Шелковое платье, примерно 1862, окрашенное оригинальной анилиновой краской мов Перкина (Science Museum/Science & Society Picture Library)
Эти споры создали пропасть между ними – и, скорее всего, стали первой настоящей ссорой. «Наверное, Гофман считал, что это дело провалится, и ему было неприятно думать, что я поступлю так глупо и брошу научную работу ради такой цели, особенно учитывая, что мне было всего восемнадцать. Должен признаться, я очень боялся, что работа на производстве может помешать мне продолжить исследования…»[24]

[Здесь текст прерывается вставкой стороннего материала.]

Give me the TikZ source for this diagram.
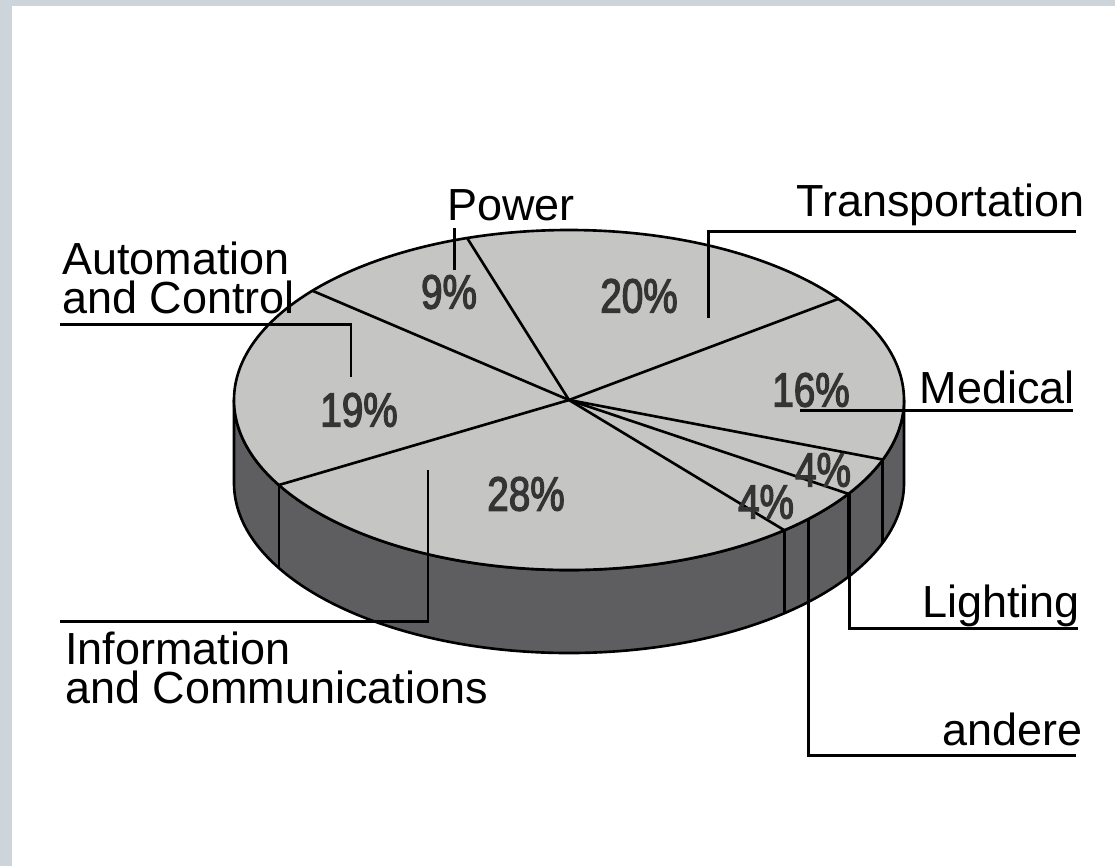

Гофману и его коллегам было трудно представить, что человек, которого ждала блистательная научная карьера, может просто бросить ее в погоне за цветом. Химики случайно находили новые красители практически каждую неделю и также легко забывали о них, как о ненужных и не имеющих значения побочных эффектах их миссии. Кроме того, некоторые химики еще до пурпурного специально создавали искусственные цвета и видели, как хорошо те окрашивали шелк или шерсть, но не пытались производить их в коммерческих масштабах. Первый пример – пикриновая кислота Вульфа в 1771 году, полученная из индиго и азотной кислоты (она окрашивала шелк в ярко-желтый цвет), а в 1834 году Рунге использовал карболовую кислоту, чтобы создать аурин (красный цвет). Питтакал (темно-синий) получали из буковой смолы. Другие цвета способствовали появлению невероятных историй, не в последнюю очередь о мурексиде, который появился в небольших количествах на манчестерских красильных фабриках в 1850-х годах и, как говорилось, производился из экскрементов змей (а не из помета птиц, как было на самом деле). Но количества синтетических красителей, использующихся во времена Всемирной выставки 1851 года, было таким ничтожным, что не заслуживало упоминания в огромных сопроводительных отчетах.
А еще существовал ярко-красный цвет, созданный Перкином и Черчем за несколько месяцев до этого, который снова посчитали недостойным дальнейшего изучения. Пурпурный могли бы точно так же проигнорировать, если бы не поощрительное письмо Роберта Пуллара из Перта в конце 1856 года.
Масштаб красильной фабрики Пуллара впечатлил молодого человека, незнакомого с промышленностью. Присутствие ученых, однако, не было чем-то новым для подобных предприятий, и некоторые нанимали химиков, работающих с текстилем, начиная с 1815 года. В действительности открытие Перкина было сделано в то время, когда технический прогресс в красильной и печатной промышленности Британии позволял воспользоваться им. Уровень производства в текстильной промышленности рос с ранее невиданной скоростью. Экспорт ситца, например, увеличился в четыре раза в период между 1851 и 1857 годами с 6,5 до 27 миллионов. Количество людей, занятых в шелковой индустрии, увеличилось в два раза, до 150 000 человек, в период между 1846 и 1857 годами. На одном из многочисленных юбилеев в честь открытия Перкина химик С. Дж. Т. Кроншоу заявил на собрании Общества химической промышленности: «Если бы фея-крестная дала Перкину шанс выбрать точный момент для его открытия, он все равно не смог бы придумать более удачное время».
Это касалось не только состояния британской красильной промышленности. Перкину удалось открыть мов в тот момент только благодаря уровню развития химии. Он родился вскоре после того, как камберлендский химик Джон Дальтон создал теорию о том, что различные атомы соединяются между собой в определенных количествах, что привело к созданию химической формулы. Но Перкин проводил первые эксперименты во времена, когда многое еще оставалось неизвестным, так что его ошибка при синтезе хинина понятна. Родись ученый на двадцать лет позже, он бы понял, насколько бесполезен его эксперимент и тогда никогда бы случайно не получил мов. Джон Далтон внезапно умер за двенадцать лет до открытия Перкина, но все равно бы не смог восхититься его красотой: в 1794 году он стал первым человеком, описавшим дальтонизм на собственном примере.